Throughout 2016, German authorities carried out raids on hundreds of locations across 10 federal states in a crackdown on the “True Religion” Salafist group, confiscating tens of thousands of copies of a fundamentalist translation of the Koran. According to media reports on Friday, the government was grappling with how to dispose of the texts – and the only option may be to bury the whole lot in the desert.
In one warehouse alone in the Cologne suburb of Pulheim, wrote German broadcaster WDR, some 22,000 of these controversial Korans sit wrapped in plastic. Emblazoned with the word “Lies!” which translates to “Read!” or “Read It,” the books were removed from circulation for “spreading messages of hate and anti-constitutional ideologies,” in the words of Interior Minister Thomas de Maiziere.

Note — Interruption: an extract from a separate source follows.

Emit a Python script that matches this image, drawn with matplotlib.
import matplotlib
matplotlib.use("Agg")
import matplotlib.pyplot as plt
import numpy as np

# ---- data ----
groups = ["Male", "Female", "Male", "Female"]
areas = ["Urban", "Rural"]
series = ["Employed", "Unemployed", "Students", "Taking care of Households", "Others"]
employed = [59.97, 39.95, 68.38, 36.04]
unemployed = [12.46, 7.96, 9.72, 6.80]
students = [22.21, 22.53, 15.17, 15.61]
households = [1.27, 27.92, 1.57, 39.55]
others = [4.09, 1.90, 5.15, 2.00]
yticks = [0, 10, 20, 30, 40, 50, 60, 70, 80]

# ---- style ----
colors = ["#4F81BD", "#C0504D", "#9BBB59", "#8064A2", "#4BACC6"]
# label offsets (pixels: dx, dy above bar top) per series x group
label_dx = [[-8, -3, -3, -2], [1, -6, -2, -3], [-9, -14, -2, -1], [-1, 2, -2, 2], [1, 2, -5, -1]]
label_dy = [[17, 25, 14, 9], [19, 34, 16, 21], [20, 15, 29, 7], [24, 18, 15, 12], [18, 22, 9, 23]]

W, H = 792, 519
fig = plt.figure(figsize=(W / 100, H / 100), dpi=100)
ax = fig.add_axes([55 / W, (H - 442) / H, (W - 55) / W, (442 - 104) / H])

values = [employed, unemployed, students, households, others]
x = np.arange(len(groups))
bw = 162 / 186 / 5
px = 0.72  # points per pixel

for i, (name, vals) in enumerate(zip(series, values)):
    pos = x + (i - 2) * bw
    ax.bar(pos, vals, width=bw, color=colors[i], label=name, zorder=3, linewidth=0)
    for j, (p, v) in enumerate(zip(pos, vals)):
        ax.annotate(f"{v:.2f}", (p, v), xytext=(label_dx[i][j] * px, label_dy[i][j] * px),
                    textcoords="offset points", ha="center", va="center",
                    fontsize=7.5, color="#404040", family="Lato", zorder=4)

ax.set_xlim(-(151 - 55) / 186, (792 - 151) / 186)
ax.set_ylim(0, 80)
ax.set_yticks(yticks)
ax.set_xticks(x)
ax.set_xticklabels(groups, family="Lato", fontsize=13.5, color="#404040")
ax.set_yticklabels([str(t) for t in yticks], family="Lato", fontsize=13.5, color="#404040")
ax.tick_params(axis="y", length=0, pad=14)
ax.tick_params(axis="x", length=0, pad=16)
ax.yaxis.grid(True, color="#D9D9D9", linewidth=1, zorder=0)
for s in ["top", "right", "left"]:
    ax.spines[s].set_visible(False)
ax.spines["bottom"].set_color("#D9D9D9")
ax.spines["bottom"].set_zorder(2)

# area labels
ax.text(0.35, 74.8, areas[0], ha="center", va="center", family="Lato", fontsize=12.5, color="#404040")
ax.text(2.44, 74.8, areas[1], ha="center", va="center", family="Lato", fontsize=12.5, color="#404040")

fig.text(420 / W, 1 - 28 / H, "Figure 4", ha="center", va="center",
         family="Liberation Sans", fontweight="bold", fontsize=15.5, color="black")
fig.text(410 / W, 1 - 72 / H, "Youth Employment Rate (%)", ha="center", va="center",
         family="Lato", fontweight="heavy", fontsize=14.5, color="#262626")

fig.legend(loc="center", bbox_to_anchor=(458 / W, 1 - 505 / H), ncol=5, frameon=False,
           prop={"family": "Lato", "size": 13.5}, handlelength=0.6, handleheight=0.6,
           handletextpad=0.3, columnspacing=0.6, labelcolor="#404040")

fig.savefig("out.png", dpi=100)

De Maiziere has further said that more than 100 young men traveled from Germany to Iraq and Syria to join the so-called “Islamic State” (IS) terrorists after being exposed to the book’s strict, draconian interpretation of Islam and Islamic law. Along with the book, the “True Religion” group that distributed it has also been banned for promoting hate.
But the ban does not solve the dilemma of how to properly get rid of thousands of books which contain Islam’s holy scripture. According to WDR, the government of North Rhine-Westphalia has been in contact with Muslim leaders and experts in Islamic studies for a method of disposal that does not involve burning, shredding, or recycling the paper.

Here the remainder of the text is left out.